DATA RECORDS:
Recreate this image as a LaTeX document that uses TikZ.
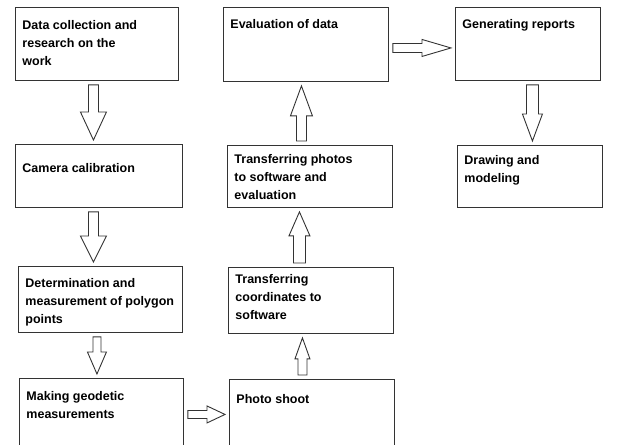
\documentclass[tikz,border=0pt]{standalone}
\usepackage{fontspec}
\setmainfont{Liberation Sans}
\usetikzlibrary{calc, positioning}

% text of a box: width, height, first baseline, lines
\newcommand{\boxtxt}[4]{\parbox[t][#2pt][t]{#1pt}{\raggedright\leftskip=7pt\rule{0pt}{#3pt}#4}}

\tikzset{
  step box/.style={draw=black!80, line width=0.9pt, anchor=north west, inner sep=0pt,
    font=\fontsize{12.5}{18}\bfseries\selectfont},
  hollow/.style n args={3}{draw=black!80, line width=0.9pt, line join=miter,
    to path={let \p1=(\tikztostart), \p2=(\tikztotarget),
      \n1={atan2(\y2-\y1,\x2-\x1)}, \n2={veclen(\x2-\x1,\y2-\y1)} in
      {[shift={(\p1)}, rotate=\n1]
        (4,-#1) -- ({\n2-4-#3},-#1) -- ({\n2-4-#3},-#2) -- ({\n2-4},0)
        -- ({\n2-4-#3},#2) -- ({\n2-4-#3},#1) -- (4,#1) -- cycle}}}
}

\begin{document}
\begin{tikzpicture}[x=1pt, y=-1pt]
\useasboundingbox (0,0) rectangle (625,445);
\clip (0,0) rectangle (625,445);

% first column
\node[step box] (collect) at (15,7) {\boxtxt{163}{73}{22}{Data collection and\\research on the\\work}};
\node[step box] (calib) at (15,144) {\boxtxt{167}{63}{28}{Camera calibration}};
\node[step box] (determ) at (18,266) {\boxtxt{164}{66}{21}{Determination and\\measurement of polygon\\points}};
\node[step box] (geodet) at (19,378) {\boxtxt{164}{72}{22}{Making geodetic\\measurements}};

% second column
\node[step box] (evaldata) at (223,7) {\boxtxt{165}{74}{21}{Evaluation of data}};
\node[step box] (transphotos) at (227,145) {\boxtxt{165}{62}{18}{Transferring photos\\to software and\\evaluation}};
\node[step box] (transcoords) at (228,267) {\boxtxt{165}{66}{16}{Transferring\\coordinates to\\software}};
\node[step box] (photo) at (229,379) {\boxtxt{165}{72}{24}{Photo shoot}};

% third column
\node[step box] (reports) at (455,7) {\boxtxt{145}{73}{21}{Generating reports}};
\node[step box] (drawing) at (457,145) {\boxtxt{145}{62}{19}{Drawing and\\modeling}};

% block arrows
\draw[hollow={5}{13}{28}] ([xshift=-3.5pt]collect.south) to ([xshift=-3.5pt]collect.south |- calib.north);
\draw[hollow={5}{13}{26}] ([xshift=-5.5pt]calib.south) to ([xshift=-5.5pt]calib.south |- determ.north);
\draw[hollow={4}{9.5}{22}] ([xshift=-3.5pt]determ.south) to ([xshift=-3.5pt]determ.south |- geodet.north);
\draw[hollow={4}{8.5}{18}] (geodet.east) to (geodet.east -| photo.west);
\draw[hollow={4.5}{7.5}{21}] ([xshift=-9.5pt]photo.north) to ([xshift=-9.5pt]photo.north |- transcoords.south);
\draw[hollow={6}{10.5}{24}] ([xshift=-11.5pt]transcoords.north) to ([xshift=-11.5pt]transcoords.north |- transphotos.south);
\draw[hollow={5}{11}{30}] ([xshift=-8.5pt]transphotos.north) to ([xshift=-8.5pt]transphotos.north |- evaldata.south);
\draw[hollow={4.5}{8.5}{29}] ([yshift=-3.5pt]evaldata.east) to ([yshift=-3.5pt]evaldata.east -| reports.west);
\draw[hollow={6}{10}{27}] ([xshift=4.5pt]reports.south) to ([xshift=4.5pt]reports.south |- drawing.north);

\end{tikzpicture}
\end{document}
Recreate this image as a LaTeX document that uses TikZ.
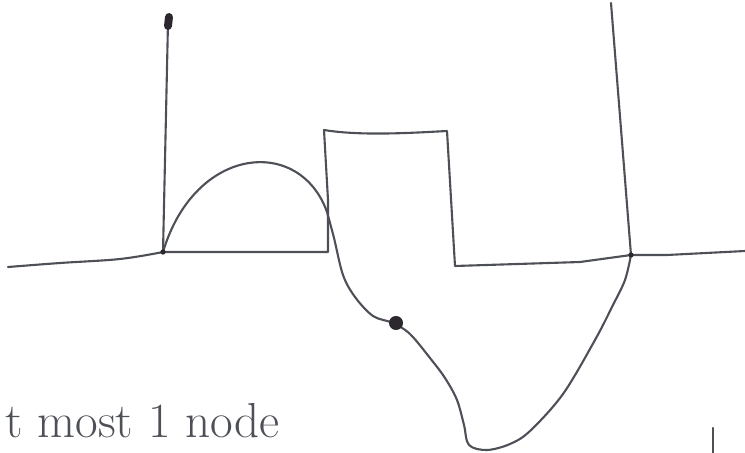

EXERCISE OBJECTIVE:
Output all of the data exactly as it stands, minus any images.

COMPLETE RESPONSE:
Recreate this image as a LaTeX document that uses TikZ.
\documentclass[tikz,border=0pt]{standalone}
\usepackage{fontspec}
\setmainfont{Liberation Sans}
\usetikzlibrary{calc, positioning}

% text of a box: width, height, first baseline, lines
\newcommand{\boxtxt}[4]{\parbox[t][#2pt][t]{#1pt}{\raggedright\leftskip=7pt\rule{0pt}{#3pt}#4}}

\tikzset{
  step box/.style={draw=black!80, line width=0.9pt, anchor=north west, inner sep=0pt,
    font=\fontsize{12.5}{18}\bfseries\selectfont},
  hollow/.style n args={3}{draw=black!80, line width=0.9pt, line join=miter,
    to path={let \p1=(\tikztostart), \p2=(\tikztotarget),
      \n1={atan2(\y2-\y1,\x2-\x1)}, \n2={veclen(\x2-\x1,\y2-\y1)} in
      {[shift={(\p1)}, rotate=\n1]
        (4,-#1) -- ({\n2-4-#3},-#1) -- ({\n2-4-#3},-#2) -- ({\n2-4},0)
        -- ({\n2-4-#3},#2) -- ({\n2-4-#3},#1) -- (4,#1) -- cycle}}}
}

\begin{document}
\begin{tikzpicture}[x=1pt, y=-1pt]
\useasboundingbox (0,0) rectangle (625,445);
\clip (0,0) rectangle (625,445);

% first column
\node[step box] (collect) at (15,7) {\boxtxt{163}{73}{22}{Data collection and\\research on the\\work}};
\node[step box] (calib) at (15,144) {\boxtxt{167}{63}{28}{Camera calibration}};
\node[step box] (determ) at (18,266) {\boxtxt{164}{66}{21}{Determination and\\measurement of polygon\\points}};
\node[step box] (geodet) at (19,378) {\boxtxt{164}{72}{22}{Making geodetic\\measurements}};

% second column
\node[step box] (evaldata) at (223,7) {\boxtxt{165}{74}{21}{Evaluation of data}};
\node[step box] (transphotos) at (227,145) {\boxtxt{165}{62}{18}{Transferring photos\\to software and\\evaluation}};
\node[step box] (transcoords) at (228,267) {\boxtxt{165}{66}{16}{Transferring\\coordinates to\\software}};
\node[step box] (photo) at (229,379) {\boxtxt{165}{72}{24}{Photo shoot}};

% third column
\node[step box] (reports) at (455,7) {\boxtxt{145}{73}{21}{Generating reports}};
\node[step box] (drawing) at (457,145) {\boxtxt{145}{62}{19}{Drawing and\\modeling}};

% block arrows
\draw[hollow={5}{13}{28}] ([xshift=-3.5pt]collect.south) to ([xshift=-3.5pt]collect.south |- calib.north);
\draw[hollow={5}{13}{26}] ([xshift=-5.5pt]calib.south) to ([xshift=-5.5pt]calib.south |- determ.north);
\draw[hollow={4}{9.5}{22}] ([xshift=-3.5pt]determ.south) to ([xshift=-3.5pt]determ.south |- geodet.north);
\draw[hollow={4}{8.5}{18}] (geodet.east) to (geodet.east -| photo.west);
\draw[hollow={4.5}{7.5}{21}] ([xshift=-9.5pt]photo.north) to ([xshift=-9.5pt]photo.north |- transcoords.south);
\draw[hollow={6}{10.5}{24}] ([xshift=-11.5pt]transcoords.north) to ([xshift=-11.5pt]transcoords.north |- transphotos.south);
\draw[hollow={5}{11}{30}] ([xshift=-8.5pt]transphotos.north) to ([xshift=-8.5pt]transphotos.north |- evaldata.south);
\draw[hollow={4.5}{8.5}{29}] ([yshift=-3.5pt]evaldata.east) to ([yshift=-3.5pt]evaldata.east -| reports.west);
\draw[hollow={6}{10}{27}] ([xshift=4.5pt]reports.south) to ([xshift=4.5pt]reports.south |- drawing.north);

\end{tikzpicture}
\end{document}
Recreate this image as a LaTeX document that uses TikZ.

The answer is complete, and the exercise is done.